There is another life, we are told, a life where problems, arguments, self-issues seem to have vanished. This life sounds quite intriguing indeed and, let's be honest, a bit of rest wouldn't do harm, would it?

But wait, the message is quite clear: looking for change is the behaviour of the un-awakened. So somehow you have to change from one set of behaviour to another, without trying to change. So in short, there is nothing you can do. "Too bad, I've got sweets for you, but you can't have them, you'll have to wait until they come to you. In the meanwhile, you can watch me eating them."

But who is this awakened really? 

The awakened, we are told, does not do anything, he (or she) does not try to change the world, nor himself. The awakened is clear: you cannot try to be like him, that would be foolishly sleepy of you. And if somehow awakening occurs to you, it may not be there for long, trying to keep it will only plunge you back into an un-awakened state.

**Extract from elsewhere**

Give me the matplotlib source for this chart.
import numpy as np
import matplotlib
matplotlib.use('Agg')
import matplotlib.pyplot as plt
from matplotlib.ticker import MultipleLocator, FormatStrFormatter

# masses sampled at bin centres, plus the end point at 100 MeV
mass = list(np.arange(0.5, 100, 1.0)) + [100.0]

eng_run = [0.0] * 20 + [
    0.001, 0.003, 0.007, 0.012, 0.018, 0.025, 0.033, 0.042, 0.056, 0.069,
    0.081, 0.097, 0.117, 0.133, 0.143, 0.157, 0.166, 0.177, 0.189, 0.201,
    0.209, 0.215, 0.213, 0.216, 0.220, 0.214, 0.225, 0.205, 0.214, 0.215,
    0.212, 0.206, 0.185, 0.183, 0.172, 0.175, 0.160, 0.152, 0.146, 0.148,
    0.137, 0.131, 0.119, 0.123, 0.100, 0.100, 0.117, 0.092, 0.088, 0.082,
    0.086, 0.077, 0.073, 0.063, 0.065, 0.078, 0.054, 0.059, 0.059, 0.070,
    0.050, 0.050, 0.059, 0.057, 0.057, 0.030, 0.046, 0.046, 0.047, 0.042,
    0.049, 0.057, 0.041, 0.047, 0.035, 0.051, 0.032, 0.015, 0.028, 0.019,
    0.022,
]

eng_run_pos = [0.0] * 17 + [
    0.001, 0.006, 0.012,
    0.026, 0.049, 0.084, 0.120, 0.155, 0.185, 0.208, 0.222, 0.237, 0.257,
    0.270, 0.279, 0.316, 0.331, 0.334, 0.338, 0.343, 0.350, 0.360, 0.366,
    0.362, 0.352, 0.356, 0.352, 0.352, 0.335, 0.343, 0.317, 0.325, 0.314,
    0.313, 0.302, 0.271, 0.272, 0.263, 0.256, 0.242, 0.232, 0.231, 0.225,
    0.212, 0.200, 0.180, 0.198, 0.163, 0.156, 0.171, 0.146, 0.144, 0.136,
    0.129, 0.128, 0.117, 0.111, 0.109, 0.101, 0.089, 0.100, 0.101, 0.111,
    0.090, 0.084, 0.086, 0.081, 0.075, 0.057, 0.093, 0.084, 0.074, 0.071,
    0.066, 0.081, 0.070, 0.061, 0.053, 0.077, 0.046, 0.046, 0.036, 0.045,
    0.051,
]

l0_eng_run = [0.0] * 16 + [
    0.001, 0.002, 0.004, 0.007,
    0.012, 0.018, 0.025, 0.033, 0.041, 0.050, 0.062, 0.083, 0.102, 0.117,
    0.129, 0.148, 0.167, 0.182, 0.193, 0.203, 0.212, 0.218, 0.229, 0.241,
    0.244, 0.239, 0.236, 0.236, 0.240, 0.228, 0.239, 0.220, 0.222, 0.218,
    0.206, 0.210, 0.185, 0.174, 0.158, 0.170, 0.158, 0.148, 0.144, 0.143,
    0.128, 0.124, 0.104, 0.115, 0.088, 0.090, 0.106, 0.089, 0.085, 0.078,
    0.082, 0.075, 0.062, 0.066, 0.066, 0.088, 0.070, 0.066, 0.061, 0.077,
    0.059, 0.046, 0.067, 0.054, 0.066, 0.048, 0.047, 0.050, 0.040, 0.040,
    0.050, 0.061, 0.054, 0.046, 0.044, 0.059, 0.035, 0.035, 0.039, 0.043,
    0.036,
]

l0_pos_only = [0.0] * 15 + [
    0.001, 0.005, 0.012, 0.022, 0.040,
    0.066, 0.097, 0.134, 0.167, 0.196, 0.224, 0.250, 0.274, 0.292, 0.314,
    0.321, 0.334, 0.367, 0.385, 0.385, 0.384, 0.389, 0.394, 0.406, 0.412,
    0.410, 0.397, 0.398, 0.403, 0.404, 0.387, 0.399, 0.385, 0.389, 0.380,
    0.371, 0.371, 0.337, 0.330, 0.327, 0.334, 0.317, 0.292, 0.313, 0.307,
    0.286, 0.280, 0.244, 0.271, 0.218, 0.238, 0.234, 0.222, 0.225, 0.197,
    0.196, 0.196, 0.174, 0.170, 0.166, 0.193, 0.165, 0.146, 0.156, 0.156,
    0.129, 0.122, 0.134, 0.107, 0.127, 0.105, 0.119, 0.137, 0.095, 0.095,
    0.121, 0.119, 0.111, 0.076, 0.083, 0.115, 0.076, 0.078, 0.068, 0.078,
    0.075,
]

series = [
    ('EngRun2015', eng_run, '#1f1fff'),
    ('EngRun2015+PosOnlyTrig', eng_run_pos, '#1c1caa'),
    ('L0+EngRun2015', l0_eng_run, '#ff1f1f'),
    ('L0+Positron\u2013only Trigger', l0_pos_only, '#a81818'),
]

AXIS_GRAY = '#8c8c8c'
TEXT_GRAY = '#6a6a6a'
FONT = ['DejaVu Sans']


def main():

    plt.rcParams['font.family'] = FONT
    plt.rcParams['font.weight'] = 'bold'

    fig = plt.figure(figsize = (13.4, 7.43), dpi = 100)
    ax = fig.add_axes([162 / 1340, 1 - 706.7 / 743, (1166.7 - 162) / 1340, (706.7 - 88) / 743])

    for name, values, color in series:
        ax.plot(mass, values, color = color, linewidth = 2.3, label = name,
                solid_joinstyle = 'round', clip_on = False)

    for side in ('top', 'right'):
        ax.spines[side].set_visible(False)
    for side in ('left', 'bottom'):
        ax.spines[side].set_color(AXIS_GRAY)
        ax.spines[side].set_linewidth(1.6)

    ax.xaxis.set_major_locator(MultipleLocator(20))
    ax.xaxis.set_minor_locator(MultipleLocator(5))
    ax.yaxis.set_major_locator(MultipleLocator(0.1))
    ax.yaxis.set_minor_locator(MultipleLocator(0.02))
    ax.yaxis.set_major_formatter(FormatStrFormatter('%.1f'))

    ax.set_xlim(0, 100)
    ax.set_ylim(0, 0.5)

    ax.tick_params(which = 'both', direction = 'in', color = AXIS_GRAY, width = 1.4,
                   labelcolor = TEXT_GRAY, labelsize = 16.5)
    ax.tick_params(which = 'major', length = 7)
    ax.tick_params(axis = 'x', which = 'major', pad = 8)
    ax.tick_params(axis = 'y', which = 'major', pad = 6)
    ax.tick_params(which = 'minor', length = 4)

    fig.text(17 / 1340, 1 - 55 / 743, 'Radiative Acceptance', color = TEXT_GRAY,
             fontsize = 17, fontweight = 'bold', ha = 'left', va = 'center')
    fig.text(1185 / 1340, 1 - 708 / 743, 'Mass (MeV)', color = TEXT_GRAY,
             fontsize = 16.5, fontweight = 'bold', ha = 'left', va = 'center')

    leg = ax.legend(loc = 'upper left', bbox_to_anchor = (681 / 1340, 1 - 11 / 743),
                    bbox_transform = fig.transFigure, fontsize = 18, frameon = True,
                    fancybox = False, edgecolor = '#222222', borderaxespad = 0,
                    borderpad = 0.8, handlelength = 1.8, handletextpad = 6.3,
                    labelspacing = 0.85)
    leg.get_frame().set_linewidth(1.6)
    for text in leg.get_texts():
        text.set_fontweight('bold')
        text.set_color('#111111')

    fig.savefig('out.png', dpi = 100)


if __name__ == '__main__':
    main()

The awakened really is quite lucky: awakening happened to him---obviously he is also aware of the non-awakened life, so he must have experienced it as well, and has then seen change. It has happened to him and it sticks around. Effortlessly, this awakened is now living a life without worries and without problems, quite aloof from everything, the awakened is not special no, he is just not like "everyone around", not grand, not noble, just in a sort of permanent holiday.

But why does the awakened bother telling us about awakening then? Really if I'm not awakened, isn't it my problem? Are you perhaps, Mr Awakened, trying to solve my problem? Or are you just helping me trying to solve my problem? And what if I happily went about my problem-solving, enjoying my self-help courses, feeling a sense of dignity and fulfilment at working at myself and around me for the better, just because it makes me enjoy my life and live to the max? Suddenly Mr. Awakened comes to me and tells me I should feel silly about what I do. Yes, my life is low and vain: I am trying to solve problems, to figure it out. Now, instead, I need to figure out how not to figure out things, I need to try not to try, I need to become what I cannot become. I felt quite OK doing things but now I'm busy figuring out why I am doing them, effectively doing nothing, as you told me, but feeling crap I am not awakened. What are you doing to me Mr Awakened? What is your problem?

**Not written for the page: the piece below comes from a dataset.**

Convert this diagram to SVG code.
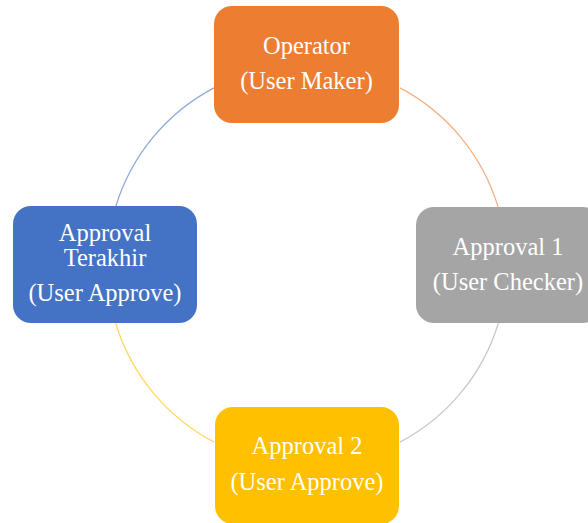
<svg xmlns="http://www.w3.org/2000/svg" width="588" height="523" viewBox="0 0 588 523">
<style>
.arc{fill:none;stroke-width:1.3}
.lbl{fill:#ffffff;font-family:"Liberation Serif","Times New Roman",serif;font-size:24.5px;text-anchor:middle}
</style>
<rect width="588" height="523" fill="#ffffff"/>
<g id="connectors">
<path class="arc" stroke="#8FAADC" d="M115.9,206 A200,200 0 0 1 214,87.9"/>
<path class="arc" stroke="#F4B183" d="M400,87.9 A200,200 0 0 1 498.1,207"/>
<path class="arc" stroke="#C9C9C9" d="M498.4,323 A200,200 0 0 1 400,442.1"/>
<path class="arc" stroke="#FFD966" d="M214,442.1 A200,200 0 0 1 115.6,323"/>
</g>
<g id="operator">
<rect x="214" y="6" width="185" height="117" rx="18" fill="#ED7D31"/>
<text class="lbl" x="306.5" y="54">Operator</text>
<text class="lbl" x="306.5" y="89">(User Maker)</text>
</g>
<g id="approval1">
<rect x="416" y="207" width="185" height="116" rx="18" fill="#A5A5A5"/>
<text class="lbl" x="508" y="255">Approval 1</text>
<text class="lbl" x="508" y="290">(User Checker)</text>
</g>
<g id="approval2">
<rect x="215" y="407" width="184" height="117" rx="18" fill="#FFC000"/>
<text class="lbl" x="307" y="454">Approval 2</text>
<text class="lbl" x="307" y="490">(User Approve)</text>
</g>
<g id="approval-terakhir">
<rect x="13" y="206" width="184" height="117" rx="18" fill="#4472C4"/>
<text class="lbl" x="105" y="240.5">Approval</text>
<text class="lbl" x="105" y="265.5">Terakhir</text>
<text class="lbl" x="105" y="301">(User Approve)</text>
</g>
</svg>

Yeah, let's talk about you Mr, why is it you don't want to face problems? What tells you that problems are somehow not worthy of existing? What if "problem" is just our cognitive interpretation of transformative processes you seem to refuse to undergo? It seems Mr. Awakened that only other people have a problem, the eternally recursive problem of having problems. But what is your problem with people who think they have a problem? Why is it you are preaching, writing and selling your awakening this way? After all you care not for the problems of the world right? After all there is no problem with me right? Could it be Mr. Awakened that the spiritual life you seem to claim for yourself, is not so much a spiritual process as a psychological process of self-denial? Could it be you are too scared of embracing the seeming singularity of your existence as a conscious being? Could it be Mr. Awakened that you would like to feel special?

And if it is not psychology then, perhaps you are using the old discourse of the priest calling blasphemy on everyone else, based on his self-proclaimed cosmic knowledge? Could it be that you are simply telling: "I am better than the common man and that common man cannot reach me, because he is the common man. And I am beyond the common man because heavens have willed me to see what you cannot see and what you cannot try to see, because your attempt to see is the ink of your eyes. I only can see, because I see what is to be seen. If you do not understand this, it is because you cannot see as I do."

Quite similarly, the awakened is much like the Brahmanical priestly elite oppressing the meek by inculcating fear among them. As I read once in a Dalit autobiography,¹ the kids did not enter the temple---Dalits are not allowed because of their Dalit status---out of fear the Gods would punish them.

If only they had entered and seen for themselves, how the Brahmins had lied to them.

If only the living would embrace their plight fully, if only the living were not feeling bad about feeling bad, if only they'd accept that life is a big question mark, with not only happiness and bliss, but also with pain, suffering, violence, then perhaps too, they'd see how the priests, the awakened, have lied.

¹ Baby Kamble, The Prisons We Broke, Orient Longam (2008).